Not even close. The religious author was shown to be obviously biased for religious instruction. For example, wanting to emphasize one word in a much larger document because of bias, especially when in the larger context that word deserves no emphasis.
Meanwhile I have supported the teaching of the two documents even though they contained religious language. They should be taught because they are important founding documents, not because they have or don't have religious content. This is religion-neutral. An anti-religious bias, or "godless" approach, would have me saying those documents shouldn't be taught, or that the religious content should be removed.
All the poster did was avoid exposing his hypocrisy. His bias still clearly remains.
It is difficult to debate with someone who thinks neutrality on a subject equals being against that subject. It's a level of fanatacism reminiscent of Muslims.

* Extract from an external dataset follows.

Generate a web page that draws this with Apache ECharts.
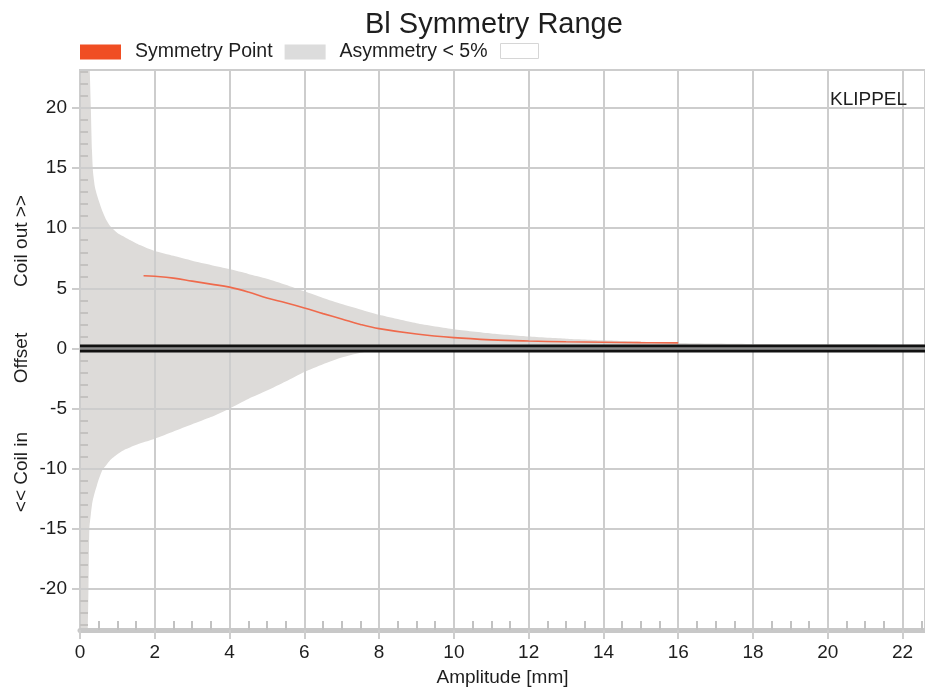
<!DOCTYPE html>
<html>
<head>
<meta charset="utf-8">
<script src="https://cdn.jsdelivr.net/npm/echarts@6/dist/echarts.min.js"></script>
<style>
  html, body { margin: 0; padding: 0; background: #ffffff; }
  #chart { width: 925px; height: 692px; }
</style>
</head>
<body>
<div id="chart"></div>
<script>
// Amplitude samples [mm] for the asymmetry < 5% range
const amplitude = [0, 0.2, 0.25, 0.29, 0.32, 0.35, 0.4, 0.45, 0.5, 0.6, 0.7, 0.8, 1.0, 1.2, 1.35, 1.6, 2.0, 2.5, 3.0, 3.5, 4.0, 4.5, 5.0, 5.5, 6.0, 6.5, 7.0, 7.5, 8.0, 9.0, 10, 11, 12, 13, 14, 15, 16, 18, 20, 22.6];
// Upper edge of the range ("coil out" side)
const upperBound = [30, 26, 24, 20, 16.5, 14.6, 13.4, 12.8, 12.3, 11.4, 10.7, 10.2, 9.6, 9.25, 9.0, 8.6, 8.1, 7.7, 7.3, 6.95, 6.6, 6.2, 5.8, 5.3, 4.75, 4.2, 3.7, 3.25, 2.8, 2.1, 1.6, 1.25, 1.0, 0.82, 0.68, 0.56, 0.46, 0.38, 0.35, 0.33];
// Lower edge of the range ("coil in" side)
const lowerBound = [-30, -24, -15, -13.8, -13.0, -12.5, -11.9, -11.4, -10.9, -10.1, -9.7, -9.3, -8.8, -8.4, -8.2, -7.9, -7.5, -6.9, -6.3, -5.7, -5.0, -4.2, -3.5, -2.75, -1.95, -1.3, -0.75, -0.35, -0.1, 0.05, 0.05, 0.05, 0.05, 0.05, 0.05, 0.05, 0.05, 0.05, 0.05, 0.05];

// Symmetry point curve
const symAmplitude = [1.7, 2.0, 2.5, 3.0, 3.5, 4.0, 4.5, 5.0, 5.5, 6.0, 6.5, 7.0, 7.5, 8.0, 9.0, 10, 11, 12, 13, 14, 15, 16];
const symOffset = [6.05, 6.0, 5.85, 5.6, 5.35, 5.1, 4.7, 4.2, 3.8, 3.37, 2.9, 2.45, 2.0, 1.65, 1.2, 0.9, 0.72, 0.62, 0.56, 0.52, 0.49, 0.47];

// Axis ranges and steps
const xRange = [0, 22.6];
const xStep = 2;
const yRange = [-23.4, 23.15];
// Offset reference line (zero offset across the full amplitude range)
const zeroOffset = 0;

const FONT = 'Liberation Sans, Arial, Helvetica, sans-serif';
const TEXT = '#1e1e1e';
const GRID = '#cdcdcd';
const BAND = '#dddbd9';

const zip = (xs, ys) => xs.map((x, i) => [x, ys[i]]);
const zeroLine = xRange.map(x => [x, zeroOffset]);

const chart = echarts.init(document.getElementById('chart'), null, { renderer: 'canvas' });

const option = {
  animation: false,
  backgroundColor: '#ffffff',
  title: {
    text: 'Bl Symmetry Range',
    left: 360,
    top: 5,
    textStyle: { fontSize: 29, fontWeight: 'normal', color: TEXT, fontFamily: FONT }
  },
  legend: {
    left: 80,
    top: 42,
    padding: 0,
    itemWidth: 41,
    itemHeight: 15,
    itemGap: 12,
    icon: 'rect',
    selectedMode: false,
    data: [
      { name: 'Symmetry Point', itemStyle: { color: '#f04e23' } },
      { name: 'Asymmetry < 5%', itemStyle: { color: '#dcdcdc' } }
    ],
    textStyle: { fontSize: 19.5, color: TEXT, fontFamily: FONT, padding: [0, 0, 0, 9] }
  },
  grid: {
    left: 80, right: 0, top: 70, bottom: 61,
    show: true, borderColor: GRID, borderWidth: 2
  },
  xAxis: [
    {
      type: 'value', min: xRange[0], max: xRange[1], interval: xStep,
      position: 'bottom', z: 3,
      axisLine: { show: true, onZero: false, lineStyle: { color: '#c8c8c8', width: 5 } },
      axisTick: { show: true, length: 9, lineStyle: { color: GRID, width: 2 } },
      axisLabel: { fontSize: 19, color: TEXT, fontFamily: FONT, margin: 13, showMaxLabel: false },
      splitLine: { show: true, lineStyle: { color: GRID, width: 2 } },
      name: 'Amplitude [mm]', nameLocation: 'middle', nameGap: 38,
      nameTextStyle: { fontSize: 19, color: TEXT, fontFamily: FONT }
    },
    {
      // inner minor ticks along the bottom edge
      type: 'value', min: xRange[0], max: xRange[1], interval: xStep,
      position: 'bottom', z: 3,
      axisLine: { show: false, onZero: false },
      axisLabel: { show: false },
      splitLine: { show: false },
      axisTick: { show: false, inside: true },
      minorTick: { show: true, splitNumber: 4, length: 9, lineStyle: { color: '#c2c2c2', width: 2 } }
    }
  ],
  yAxis: [
    {
      type: 'value', min: yRange[0], max: yRange[1], splitNumber: 9,
      position: 'left', z: 3,
      axisLine: { show: true, onZero: false, lineStyle: { color: GRID, width: 2 } },
      axisTick: { show: true, length: 8, lineStyle: { color: GRID, width: 2 } },
      axisLabel: { fontSize: 19, color: TEXT, fontFamily: FONT, margin: 13, showMinLabel: false, showMaxLabel: false },
      splitLine: { show: true, lineStyle: { color: GRID, width: 2 } }
    },
    {
      // inner minor ticks along the left edge
      type: 'value', min: yRange[0], max: yRange[1], splitNumber: 9,
      position: 'left', z: 3,
      axisLine: { show: false, onZero: false },
      axisLabel: { show: false },
      splitLine: { show: false },
      axisTick: { show: false, inside: true },
      minorTick: { show: true, splitNumber: 5, length: 8, lineStyle: { color: '#c4c2c0', width: 2 } }
    }
  ],
  series: [
    {
      name: 'Asymmetry < 5%', type: 'line', z: 1,
      data: zip(amplitude, upperBound),
      smooth: 0.2, symbol: 'none',
      lineStyle: { width: 0, opacity: 0 },
      itemStyle: { color: '#dcdcdc' },
      areaStyle: { color: BAND, opacity: 1 },
      silent: true
    },
    {
      name: 'Asymmetry < 5%', type: 'line', z: 1,
      data: zip(amplitude, lowerBound),
      smooth: 0.2, symbol: 'none',
      lineStyle: { width: 0, opacity: 0 },
      itemStyle: { color: '#dcdcdc' },
      areaStyle: { color: BAND, opacity: 1 },
      silent: true
    },
    {
      name: 'Offset zero', type: 'line', z: 6,
      data: zeroLine, symbol: 'none', silent: true,
      lineStyle: { color: '#111111', width: 8 }
    },
    {
      name: 'Offset zero core', type: 'line', z: 7,
      data: zeroLine, symbol: 'none', silent: true,
      lineStyle: { color: '#8c8c8c', width: 2.5 }
    },
    {
      name: 'Symmetry Point', type: 'line', z: 8,
      data: zip(symAmplitude, symOffset),
      smooth: 0.4, symbol: 'none',
      itemStyle: { color: '#f04e23' },
      lineStyle: { color: '#ef6a4c', width: 1.6 }
    }
  ],
  graphic: [
    {
      type: 'rect', left: 500, top: 43, z: 10,
      shape: { width: 38, height: 15 },
      style: { fill: '#ffffff', stroke: '#d6d6d6', lineWidth: 1 }
    },
    {
      type: 'text', x: 22, y: 241, rotation: Math.PI / 2, z: 10,
      style: { text: 'Coil out >>', fill: TEXT, font: '19px ' + FONT, textAlign: 'center', textVerticalAlign: 'middle', align: 'center', verticalAlign: 'middle' }
    },
    {
      type: 'text', x: 22, y: 358, rotation: Math.PI / 2, z: 10,
      style: { text: 'Offset', fill: TEXT, font: '19px ' + FONT, textAlign: 'center', textVerticalAlign: 'middle', align: 'center', verticalAlign: 'middle' }
    },
    {
      type: 'text', x: 22, y: 472, rotation: Math.PI / 2, z: 10,
      style: { text: '<< Coil in', fill: TEXT, font: '19px ' + FONT, textAlign: 'center', textVerticalAlign: 'middle', align: 'center', verticalAlign: 'middle' }
    },
    {
      type: 'text', x: 830, y: 100, z: 10,
      style: { text: 'KLIPPEL', fill: TEXT, font: '19px ' + FONT, textAlign: 'left', textVerticalAlign: 'middle', align: 'left', verticalAlign: 'middle' }
    }
  ]
};

chart.setOption(option);
</script>
</body>
</html>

Do you mean George Mason or Thomas Jefferson, since they both wrote the same thing and emphasized the same thing as the very founding principle of our nation.
We didn't write it, they wrote it. we *are endowed by our Creator with certain inalienable rights.*
How could you call it extremist to want to emphasize where our rights come from? You don't mind the document, you just want to prevent any clear authorative teaching of an important idea it was meaning to convey. Admit it!
That is why you keep tap dancing and taking several winding sentences to avoid what you could have said in five words.
You are the extremist. Your spin is the same as the liberals on all those far left web sites, same far left bias on this topic.